* [Provided records]
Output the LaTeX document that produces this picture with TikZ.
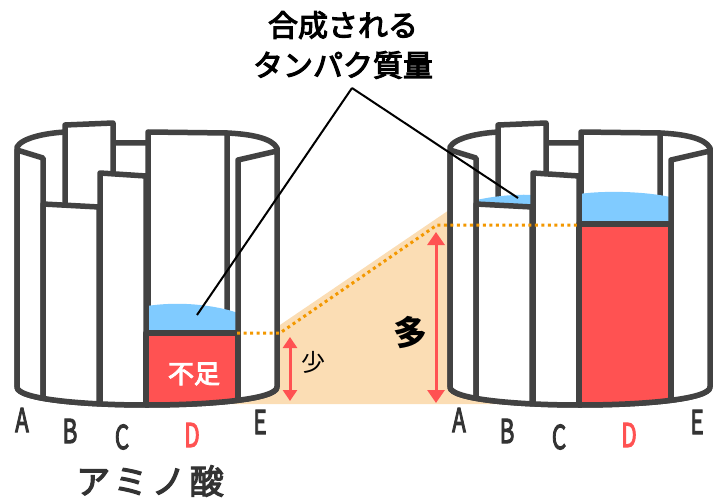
\documentclass[tikz,border=0pt]{standalone}
\usepackage{fontspec}
\setmainfont{Noto Sans CJK JP}
\newfontfamily\medium[FakeBold=3.5]{Noto Sans CJK JP}
\usetikzlibrary{arrows.meta}

\definecolor{rim}{HTML}{424242}
\definecolor{lack}{HTML}{FF5252}
\definecolor{water}{HTML}{80CBFF}
\definecolor{gain}{HTML}{FBDDB4}
\definecolor{dots}{HTML}{F39800}
\definecolor{ink}{HTML}{333333}

\newcommand{\narrow}[1]{\scalebox{0.68}[1]{#1}}

\begin{document}
\begin{tikzpicture}[
  x=1pt, y=-1pt,
  stave/.style={draw=rim, fill=white, line width=5.5pt, line join=round},
  level/.style={dots, line width=3pt, dash pattern=on 3pt off 3.5pt},
  span/.style={{Triangle[length=11pt, width=14pt]}-{Triangle[length=11pt, width=14pt]}, lack, line width=3pt},
  bigspan/.style={span, {Triangle[length=13pt, width=17pt]}-{Triangle[length=13pt, width=17pt]}},
  pointer/.style={black, line width=2pt},
  letter/.style={font=\medium\fontsize{33}{33}\selectfont, text=#1},
  letter/.default=ink,
  % wall and the staves seen through the open top
  pics/backstaves/.style={code={
    \draw[stave] (17,147) .. controls (22,138) and (45,133) .. (66,132) -- (113,143) -- (148,143) -- (227,133)
      .. controls (250,134) and (272,138) .. (277,148) -- (277,387)
      .. controls (277,411) and (17,411) .. (17,387) -- cycle;
    \draw[stave] (65,125) -- (113,123) -- (113,215) -- (65,215) -- cycle;
    \draw[stave] (148,132) -- (227,133) -- (227,#1) -- (148,#1) -- cycle;
  }},
  % front staves A..E, cut along the bottom
  pics/frontstaves/.style={code={
    \begin{scope}
      \clip (0,100) -- (300,100) -- (300,387) -- (277,387)
        .. controls (277,411) and (17,411) .. (17,387) -- (0,387) -- cycle;
      \draw[stave] (17,150) -- (43,158) -- (43,430) -- (17,430) -- cycle;
      \draw[stave] (43,204) -- (99,207) -- (99,430) -- (43,430) -- cycle;
      \draw[stave] (100,173) -- (146,176) -- (146,430) -- (100,430) -- cycle;
      \draw[stave, fill=lack] (146,#1) -- (238,#1) -- (238,430) -- (146,430) -- cycle;
      \draw[stave] (238,160) -- (277,151) -- (277,430) -- (238,430) -- cycle;
    \end{scope}
    \draw[stave, fill=none] (17,387) .. controls (17,411) and (277,411) .. (277,387);
  }}
]
\useasboundingbox (0,0) rectangle (723,500);

% wedge between the two levels
\fill[gain] (230,404) -- (277,327) -- (455,206) -- (455,380) -- (515,404) -- cycle;

% left barrel, D is short
\pic {backstaves=333};
\fill[water] (147,333) -- (147,306) .. controls (180,301) and (215,305) .. (238,313) -- (238,333) -- cycle;
\coordinate (lowwater) at (197,315);
\pic {frontstaves=333};

% right barrel, D is tall
\begin{scope}[xshift=433pt]
  \pic {backstaves=224};
  \fill[water] (44,208) -- (44,200) .. controls (60,196) and (85,194) .. (100,195) -- (100,208) -- cycle;
  \fill[water] (146,224) -- (146,194) .. controls (175,190) and (215,192) .. (237,197) -- (237,224) -- cycle;
  \coordinate (highwater) at (85,198);
  \pic {frontstaves=224};
\end{scope}

% stave letters
\foreach \s/\dx in {l/0, r/437} {
  \node[letter] (\s A) at (22+\dx,420) {\narrow{A}};
  \node[letter] (\s B) at (70+\dx,431) {\narrow{B}};
  \node[letter] (\s C) at (122+\dx,437) {\narrow{C}};
  \node[letter=lack] (\s D) at (192+\dx,435) {\narrow{D}};
  \node[letter] (\s E) at (260+\dx,422) {\narrow{E}};
}
\node[font=\medium\fontsize{34}{34}\selectfont\addfontfeature{LetterSpace=12}, text=ink] (amino) at (150,481) {アミノ酸};

% title and its two pointers
\node[align=center, font=\medium\fontsize{30}{40}\selectfont] (title) at (343,45) {合成される\\タンパク質量};
\coordinate (apex) at (352,88);
\draw[pointer] (apex) -- (lowwater);
\draw[pointer] (apex) -- (highwater);

% dotted level line
\coordinate (lowlvl) at (237,333);
\coordinate (kink) at (280,333);
\coordinate (highlvl) at (437,225);
\coordinate (highend) at (580,225);
\draw[level] (lowlvl) -- (kink) -- (highlvl) -- (highend);

% amounts
\coordinate (fewtop) at (290,337);
\coordinate (fewbot) at (290,401);
\coordinate (manytop) at (436,232);
\coordinate (manybot) at (436,403);
\draw[span] (fewtop) -- (fewbot);
\draw[bigspan] (manytop) -- (manybot);
\node[text=white, font=\medium\fontsize{26}{26}\selectfont] (shortage) at (194,374) {不足};
\node[font=\fontsize{24}{24}\selectfont] (few) at (313,362) {少};
\node[font=\fontsize{34}{34}\selectfont\bfseries] (many) at (410,333) {多};
\end{tikzpicture}
\end{document}
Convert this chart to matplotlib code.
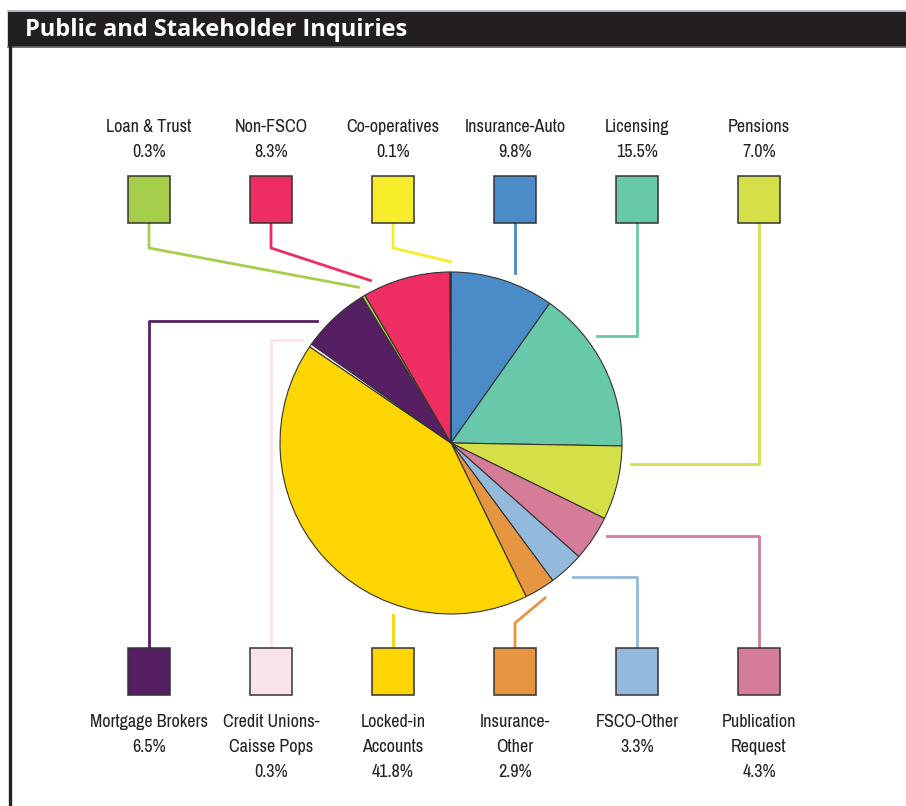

* [Goal of the exercise]
Omit any images, then output the listing exactly.

* [Result of this exercise]
Output the LaTeX document that produces this picture with TikZ.
\documentclass[tikz,border=0pt]{standalone}
\usepackage{fontspec}
\setmainfont{Noto Sans CJK JP}
\newfontfamily\medium[FakeBold=3.5]{Noto Sans CJK JP}
\usetikzlibrary{arrows.meta}

\definecolor{rim}{HTML}{424242}
\definecolor{lack}{HTML}{FF5252}
\definecolor{water}{HTML}{80CBFF}
\definecolor{gain}{HTML}{FBDDB4}
\definecolor{dots}{HTML}{F39800}
\definecolor{ink}{HTML}{333333}

\newcommand{\narrow}[1]{\scalebox{0.68}[1]{#1}}

\begin{document}
\begin{tikzpicture}[
  x=1pt, y=-1pt,
  stave/.style={draw=rim, fill=white, line width=5.5pt, line join=round},
  level/.style={dots, line width=3pt, dash pattern=on 3pt off 3.5pt},
  span/.style={{Triangle[length=11pt, width=14pt]}-{Triangle[length=11pt, width=14pt]}, lack, line width=3pt},
  bigspan/.style={span, {Triangle[length=13pt, width=17pt]}-{Triangle[length=13pt, width=17pt]}},
  pointer/.style={black, line width=2pt},
  letter/.style={font=\medium\fontsize{33}{33}\selectfont, text=#1},
  letter/.default=ink,
  % wall and the staves seen through the open top
  pics/backstaves/.style={code={
    \draw[stave] (17,147) .. controls (22,138) and (45,133) .. (66,132) -- (113,143) -- (148,143) -- (227,133)
      .. controls (250,134) and (272,138) .. (277,148) -- (277,387)
      .. controls (277,411) and (17,411) .. (17,387) -- cycle;
    \draw[stave] (65,125) -- (113,123) -- (113,215) -- (65,215) -- cycle;
    \draw[stave] (148,132) -- (227,133) -- (227,#1) -- (148,#1) -- cycle;
  }},
  % front staves A..E, cut along the bottom
  pics/frontstaves/.style={code={
    \begin{scope}
      \clip (0,100) -- (300,100) -- (300,387) -- (277,387)
        .. controls (277,411) and (17,411) .. (17,387) -- (0,387) -- cycle;
      \draw[stave] (17,150) -- (43,158) -- (43,430) -- (17,430) -- cycle;
      \draw[stave] (43,204) -- (99,207) -- (99,430) -- (43,430) -- cycle;
      \draw[stave] (100,173) -- (146,176) -- (146,430) -- (100,430) -- cycle;
      \draw[stave, fill=lack] (146,#1) -- (238,#1) -- (238,430) -- (146,430) -- cycle;
      \draw[stave] (238,160) -- (277,151) -- (277,430) -- (238,430) -- cycle;
    \end{scope}
    \draw[stave, fill=none] (17,387) .. controls (17,411) and (277,411) .. (277,387);
  }}
]
\useasboundingbox (0,0) rectangle (723,500);

% wedge between the two levels
\fill[gain] (230,404) -- (277,327) -- (455,206) -- (455,380) -- (515,404) -- cycle;

% left barrel, D is short
\pic {backstaves=333};
\fill[water] (147,333) -- (147,306) .. controls (180,301) and (215,305) .. (238,313) -- (238,333) -- cycle;
\coordinate (lowwater) at (197,315);
\pic {frontstaves=333};

% right barrel, D is tall
\begin{scope}[xshift=433pt]
  \pic {backstaves=224};
  \fill[water] (44,208) -- (44,200) .. controls (60,196) and (85,194) .. (100,195) -- (100,208) -- cycle;
  \fill[water] (146,224) -- (146,194) .. controls (175,190) and (215,192) .. (237,197) -- (237,224) -- cycle;
  \coordinate (highwater) at (85,198);
  \pic {frontstaves=224};
\end{scope}

% stave letters
\foreach \s/\dx in {l/0, r/437} {
  \node[letter] (\s A) at (22+\dx,420) {\narrow{A}};
  \node[letter] (\s B) at (70+\dx,431) {\narrow{B}};
  \node[letter] (\s C) at (122+\dx,437) {\narrow{C}};
  \node[letter=lack] (\s D) at (192+\dx,435) {\narrow{D}};
  \node[letter] (\s E) at (260+\dx,422) {\narrow{E}};
}
\node[font=\medium\fontsize{34}{34}\selectfont\addfontfeature{LetterSpace=12}, text=ink] (amino) at (150,481) {アミノ酸};

% title and its two pointers
\node[align=center, font=\medium\fontsize{30}{40}\selectfont] (title) at (343,45) {合成される\\タンパク質量};
\coordinate (apex) at (352,88);
\draw[pointer] (apex) -- (lowwater);
\draw[pointer] (apex) -- (highwater);

% dotted level line
\coordinate (lowlvl) at (237,333);
\coordinate (kink) at (280,333);
\coordinate (highlvl) at (437,225);
\coordinate (highend) at (580,225);
\draw[level] (lowlvl) -- (kink) -- (highlvl) -- (highend);

% amounts
\coordinate (fewtop) at (290,337);
\coordinate (fewbot) at (290,401);
\coordinate (manytop) at (436,232);
\coordinate (manybot) at (436,403);
\draw[span] (fewtop) -- (fewbot);
\draw[bigspan] (manytop) -- (manybot);
\node[text=white, font=\medium\fontsize{26}{26}\selectfont] (shortage) at (194,374) {不足};
\node[font=\fontsize{24}{24}\selectfont] (few) at (313,362) {少};
\node[font=\fontsize{34}{34}\selectfont\bfseries] (many) at (410,333) {多};
\end{tikzpicture}
\end{document}
Convert this chart to matplotlib code.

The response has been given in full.